#### The problem:
Repeat each entry as written, dropping any picture you find.

Rows from a dataset of charts and code
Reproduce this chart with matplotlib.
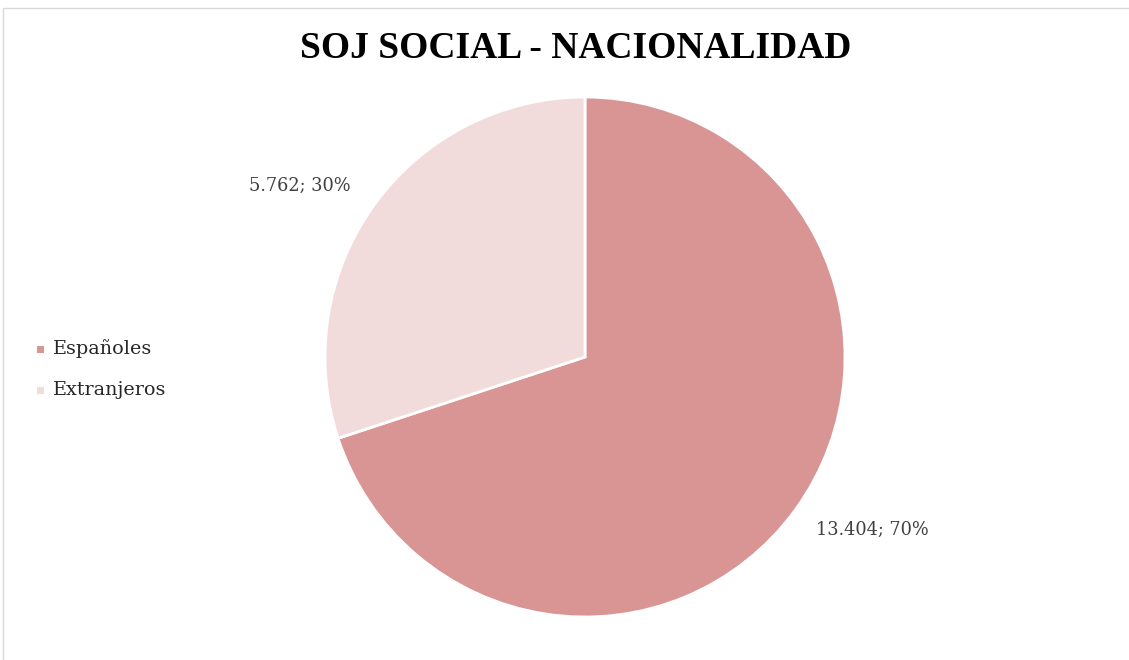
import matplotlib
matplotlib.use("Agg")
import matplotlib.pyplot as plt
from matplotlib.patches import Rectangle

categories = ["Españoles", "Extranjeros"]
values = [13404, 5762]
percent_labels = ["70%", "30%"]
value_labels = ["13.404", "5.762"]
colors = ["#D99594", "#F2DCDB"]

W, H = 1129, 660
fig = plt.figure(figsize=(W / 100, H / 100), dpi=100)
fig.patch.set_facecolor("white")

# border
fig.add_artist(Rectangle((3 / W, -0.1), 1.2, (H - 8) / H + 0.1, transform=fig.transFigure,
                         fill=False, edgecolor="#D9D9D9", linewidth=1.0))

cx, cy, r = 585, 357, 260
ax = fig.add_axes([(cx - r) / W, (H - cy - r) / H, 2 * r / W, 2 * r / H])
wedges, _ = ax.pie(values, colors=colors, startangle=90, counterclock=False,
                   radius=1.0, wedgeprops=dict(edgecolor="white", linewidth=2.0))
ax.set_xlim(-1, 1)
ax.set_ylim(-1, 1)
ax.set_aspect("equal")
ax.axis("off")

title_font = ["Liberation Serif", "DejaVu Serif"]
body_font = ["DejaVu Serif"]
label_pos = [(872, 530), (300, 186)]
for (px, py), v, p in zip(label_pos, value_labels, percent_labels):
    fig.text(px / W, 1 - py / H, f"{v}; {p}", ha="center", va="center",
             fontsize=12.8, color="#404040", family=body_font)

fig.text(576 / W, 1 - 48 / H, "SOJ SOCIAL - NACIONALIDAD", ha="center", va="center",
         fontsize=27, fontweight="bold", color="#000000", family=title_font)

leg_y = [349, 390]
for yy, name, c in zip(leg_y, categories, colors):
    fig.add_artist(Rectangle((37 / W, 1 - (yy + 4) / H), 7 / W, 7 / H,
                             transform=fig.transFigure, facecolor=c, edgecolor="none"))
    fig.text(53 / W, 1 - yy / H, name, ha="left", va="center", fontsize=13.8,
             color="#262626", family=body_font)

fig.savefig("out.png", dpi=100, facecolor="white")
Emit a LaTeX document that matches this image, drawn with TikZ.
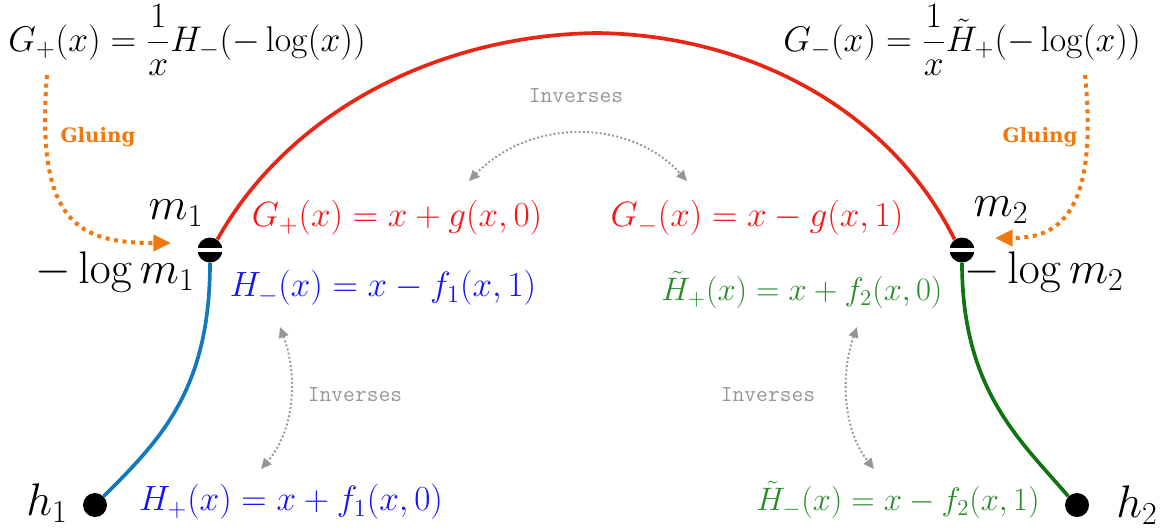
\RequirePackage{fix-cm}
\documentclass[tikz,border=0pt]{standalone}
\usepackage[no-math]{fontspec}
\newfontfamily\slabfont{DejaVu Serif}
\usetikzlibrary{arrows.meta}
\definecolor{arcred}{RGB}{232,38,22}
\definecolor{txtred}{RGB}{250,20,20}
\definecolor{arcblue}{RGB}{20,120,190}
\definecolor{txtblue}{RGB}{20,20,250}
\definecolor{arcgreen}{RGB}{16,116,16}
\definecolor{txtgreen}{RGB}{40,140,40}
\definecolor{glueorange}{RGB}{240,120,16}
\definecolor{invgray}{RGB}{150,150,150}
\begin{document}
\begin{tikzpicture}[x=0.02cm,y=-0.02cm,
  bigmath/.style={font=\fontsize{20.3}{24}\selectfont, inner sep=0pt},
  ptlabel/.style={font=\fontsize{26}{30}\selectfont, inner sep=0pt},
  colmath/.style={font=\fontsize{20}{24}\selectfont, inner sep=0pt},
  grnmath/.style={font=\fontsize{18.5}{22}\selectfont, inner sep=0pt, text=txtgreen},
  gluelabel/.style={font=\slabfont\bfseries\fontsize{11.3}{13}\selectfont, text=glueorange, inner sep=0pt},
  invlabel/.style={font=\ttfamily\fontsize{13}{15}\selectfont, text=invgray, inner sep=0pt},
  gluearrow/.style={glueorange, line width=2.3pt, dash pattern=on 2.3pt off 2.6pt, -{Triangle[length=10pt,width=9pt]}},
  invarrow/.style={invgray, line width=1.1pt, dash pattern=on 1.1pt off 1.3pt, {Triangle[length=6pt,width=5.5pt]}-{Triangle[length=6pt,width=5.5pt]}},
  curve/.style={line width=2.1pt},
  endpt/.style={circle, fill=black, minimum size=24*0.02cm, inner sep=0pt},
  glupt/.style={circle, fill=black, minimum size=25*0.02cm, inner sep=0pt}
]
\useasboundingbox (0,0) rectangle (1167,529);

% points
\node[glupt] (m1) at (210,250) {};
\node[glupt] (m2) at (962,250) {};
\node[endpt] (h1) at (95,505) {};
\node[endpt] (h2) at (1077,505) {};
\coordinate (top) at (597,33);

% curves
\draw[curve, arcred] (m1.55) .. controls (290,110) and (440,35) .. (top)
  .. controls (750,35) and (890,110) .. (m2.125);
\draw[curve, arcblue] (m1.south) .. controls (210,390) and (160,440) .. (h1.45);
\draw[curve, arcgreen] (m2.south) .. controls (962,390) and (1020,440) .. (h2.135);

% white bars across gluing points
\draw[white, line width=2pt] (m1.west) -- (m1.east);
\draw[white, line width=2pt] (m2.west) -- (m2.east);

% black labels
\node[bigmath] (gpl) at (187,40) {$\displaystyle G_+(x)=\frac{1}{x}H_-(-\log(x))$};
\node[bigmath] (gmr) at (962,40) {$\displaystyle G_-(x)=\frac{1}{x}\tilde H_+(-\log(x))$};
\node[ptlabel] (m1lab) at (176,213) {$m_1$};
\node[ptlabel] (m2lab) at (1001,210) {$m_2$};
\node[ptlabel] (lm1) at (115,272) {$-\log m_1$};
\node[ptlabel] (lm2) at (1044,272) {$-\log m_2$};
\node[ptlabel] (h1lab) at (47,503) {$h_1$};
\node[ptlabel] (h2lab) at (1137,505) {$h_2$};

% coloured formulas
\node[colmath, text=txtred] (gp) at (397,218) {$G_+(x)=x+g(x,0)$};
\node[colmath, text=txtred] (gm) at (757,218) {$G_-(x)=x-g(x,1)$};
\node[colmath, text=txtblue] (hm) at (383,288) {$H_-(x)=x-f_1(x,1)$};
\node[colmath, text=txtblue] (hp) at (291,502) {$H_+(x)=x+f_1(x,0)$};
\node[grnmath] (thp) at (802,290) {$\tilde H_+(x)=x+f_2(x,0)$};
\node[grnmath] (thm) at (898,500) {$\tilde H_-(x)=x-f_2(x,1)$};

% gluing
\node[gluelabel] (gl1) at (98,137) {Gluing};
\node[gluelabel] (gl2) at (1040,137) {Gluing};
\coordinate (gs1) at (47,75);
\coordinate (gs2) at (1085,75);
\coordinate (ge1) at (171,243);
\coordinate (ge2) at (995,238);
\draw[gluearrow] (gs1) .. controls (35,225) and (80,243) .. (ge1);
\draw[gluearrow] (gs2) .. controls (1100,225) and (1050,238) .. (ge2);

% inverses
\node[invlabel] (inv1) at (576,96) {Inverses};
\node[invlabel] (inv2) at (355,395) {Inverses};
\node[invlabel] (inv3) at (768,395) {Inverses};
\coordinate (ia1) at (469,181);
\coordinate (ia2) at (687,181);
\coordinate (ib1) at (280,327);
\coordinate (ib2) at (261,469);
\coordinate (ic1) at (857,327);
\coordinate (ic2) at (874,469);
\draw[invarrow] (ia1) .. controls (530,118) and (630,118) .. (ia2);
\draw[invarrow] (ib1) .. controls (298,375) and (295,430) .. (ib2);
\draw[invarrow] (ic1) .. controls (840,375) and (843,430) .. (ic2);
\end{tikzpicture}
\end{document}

#### The reply:
Reproduce this chart with matplotlib.
import matplotlib
matplotlib.use("Agg")
import matplotlib.pyplot as plt
from matplotlib.patches import Rectangle

categories = ["Españoles", "Extranjeros"]
values = [13404, 5762]
percent_labels = ["70%", "30%"]
value_labels = ["13.404", "5.762"]
colors = ["#D99594", "#F2DCDB"]

W, H = 1129, 660
fig = plt.figure(figsize=(W / 100, H / 100), dpi=100)
fig.patch.set_facecolor("white")

# border
fig.add_artist(Rectangle((3 / W, -0.1), 1.2, (H - 8) / H + 0.1, transform=fig.transFigure,
                         fill=False, edgecolor="#D9D9D9", linewidth=1.0))

cx, cy, r = 585, 357, 260
ax = fig.add_axes([(cx - r) / W, (H - cy - r) / H, 2 * r / W, 2 * r / H])
wedges, _ = ax.pie(values, colors=colors, startangle=90, counterclock=False,
                   radius=1.0, wedgeprops=dict(edgecolor="white", linewidth=2.0))
ax.set_xlim(-1, 1)
ax.set_ylim(-1, 1)
ax.set_aspect("equal")
ax.axis("off")

title_font = ["Liberation Serif", "DejaVu Serif"]
body_font = ["DejaVu Serif"]
label_pos = [(872, 530), (300, 186)]
for (px, py), v, p in zip(label_pos, value_labels, percent_labels):
    fig.text(px / W, 1 - py / H, f"{v}; {p}", ha="center", va="center",
             fontsize=12.8, color="#404040", family=body_font)

fig.text(576 / W, 1 - 48 / H, "SOJ SOCIAL - NACIONALIDAD", ha="center", va="center",
         fontsize=27, fontweight="bold", color="#000000", family=title_font)

leg_y = [349, 390]
for yy, name, c in zip(leg_y, categories, colors):
    fig.add_artist(Rectangle((37 / W, 1 - (yy + 4) / H), 7 / W, 7 / H,
                             transform=fig.transFigure, facecolor=c, edgecolor="none"))
    fig.text(53 / W, 1 - yy / H, name, ha="left", va="center", fontsize=13.8,
             color="#262626", family=body_font)

fig.savefig("out.png", dpi=100, facecolor="white")
Emit a LaTeX document that matches this image, drawn with TikZ.
\RequirePackage{fix-cm}
\documentclass[tikz,border=0pt]{standalone}
\usepackage[no-math]{fontspec}
\newfontfamily\slabfont{DejaVu Serif}
\usetikzlibrary{arrows.meta}
\definecolor{arcred}{RGB}{232,38,22}
\definecolor{txtred}{RGB}{250,20,20}
\definecolor{arcblue}{RGB}{20,120,190}
\definecolor{txtblue}{RGB}{20,20,250}
\definecolor{arcgreen}{RGB}{16,116,16}
\definecolor{txtgreen}{RGB}{40,140,40}
\definecolor{glueorange}{RGB}{240,120,16}
\definecolor{invgray}{RGB}{150,150,150}
\begin{document}
\begin{tikzpicture}[x=0.02cm,y=-0.02cm,
  bigmath/.style={font=\fontsize{20.3}{24}\selectfont, inner sep=0pt},
  ptlabel/.style={font=\fontsize{26}{30}\selectfont, inner sep=0pt},
  colmath/.style={font=\fontsize{20}{24}\selectfont, inner sep=0pt},
  grnmath/.style={font=\fontsize{18.5}{22}\selectfont, inner sep=0pt, text=txtgreen},
  gluelabel/.style={font=\slabfont\bfseries\fontsize{11.3}{13}\selectfont, text=glueorange, inner sep=0pt},
  invlabel/.style={font=\ttfamily\fontsize{13}{15}\selectfont, text=invgray, inner sep=0pt},
  gluearrow/.style={glueorange, line width=2.3pt, dash pattern=on 2.3pt off 2.6pt, -{Triangle[length=10pt,width=9pt]}},
  invarrow/.style={invgray, line width=1.1pt, dash pattern=on 1.1pt off 1.3pt, {Triangle[length=6pt,width=5.5pt]}-{Triangle[length=6pt,width=5.5pt]}},
  curve/.style={line width=2.1pt},
  endpt/.style={circle, fill=black, minimum size=24*0.02cm, inner sep=0pt},
  glupt/.style={circle, fill=black, minimum size=25*0.02cm, inner sep=0pt}
]
\useasboundingbox (0,0) rectangle (1167,529);

% points
\node[glupt] (m1) at (210,250) {};
\node[glupt] (m2) at (962,250) {};
\node[endpt] (h1) at (95,505) {};
\node[endpt] (h2) at (1077,505) {};
\coordinate (top) at (597,33);

% curves
\draw[curve, arcred] (m1.55) .. controls (290,110) and (440,35) .. (top)
  .. controls (750,35) and (890,110) .. (m2.125);
\draw[curve, arcblue] (m1.south) .. controls (210,390) and (160,440) .. (h1.45);
\draw[curve, arcgreen] (m2.south) .. controls (962,390) and (1020,440) .. (h2.135);

% white bars across gluing points
\draw[white, line width=2pt] (m1.west) -- (m1.east);
\draw[white, line width=2pt] (m2.west) -- (m2.east);

% black labels
\node[bigmath] (gpl) at (187,40) {$\displaystyle G_+(x)=\frac{1}{x}H_-(-\log(x))$};
\node[bigmath] (gmr) at (962,40) {$\displaystyle G_-(x)=\frac{1}{x}\tilde H_+(-\log(x))$};
\node[ptlabel] (m1lab) at (176,213) {$m_1$};
\node[ptlabel] (m2lab) at (1001,210) {$m_2$};
\node[ptlabel] (lm1) at (115,272) {$-\log m_1$};
\node[ptlabel] (lm2) at (1044,272) {$-\log m_2$};
\node[ptlabel] (h1lab) at (47,503) {$h_1$};
\node[ptlabel] (h2lab) at (1137,505) {$h_2$};

% coloured formulas
\node[colmath, text=txtred] (gp) at (397,218) {$G_+(x)=x+g(x,0)$};
\node[colmath, text=txtred] (gm) at (757,218) {$G_-(x)=x-g(x,1)$};
\node[colmath, text=txtblue] (hm) at (383,288) {$H_-(x)=x-f_1(x,1)$};
\node[colmath, text=txtblue] (hp) at (291,502) {$H_+(x)=x+f_1(x,0)$};
\node[grnmath] (thp) at (802,290) {$\tilde H_+(x)=x+f_2(x,0)$};
\node[grnmath] (thm) at (898,500) {$\tilde H_-(x)=x-f_2(x,1)$};

% gluing
\node[gluelabel] (gl1) at (98,137) {Gluing};
\node[gluelabel] (gl2) at (1040,137) {Gluing};
\coordinate (gs1) at (47,75);
\coordinate (gs2) at (1085,75);
\coordinate (ge1) at (171,243);
\coordinate (ge2) at (995,238);
\draw[gluearrow] (gs1) .. controls (35,225) and (80,243) .. (ge1);
\draw[gluearrow] (gs2) .. controls (1100,225) and (1050,238) .. (ge2);

% inverses
\node[invlabel] (inv1) at (576,96) {Inverses};
\node[invlabel] (inv2) at (355,395) {Inverses};
\node[invlabel] (inv3) at (768,395) {Inverses};
\coordinate (ia1) at (469,181);
\coordinate (ia2) at (687,181);
\coordinate (ib1) at (280,327);
\coordinate (ib2) at (261,469);
\coordinate (ic1) at (857,327);
\coordinate (ic2) at (874,469);
\draw[invarrow] (ia1) .. controls (530,118) and (630,118) .. (ia2);
\draw[invarrow] (ib1) .. controls (298,375) and (295,430) .. (ib2);
\draw[invarrow] (ic1) .. controls (840,375) and (843,430) .. (ic2);
\end{tikzpicture}
\end{document}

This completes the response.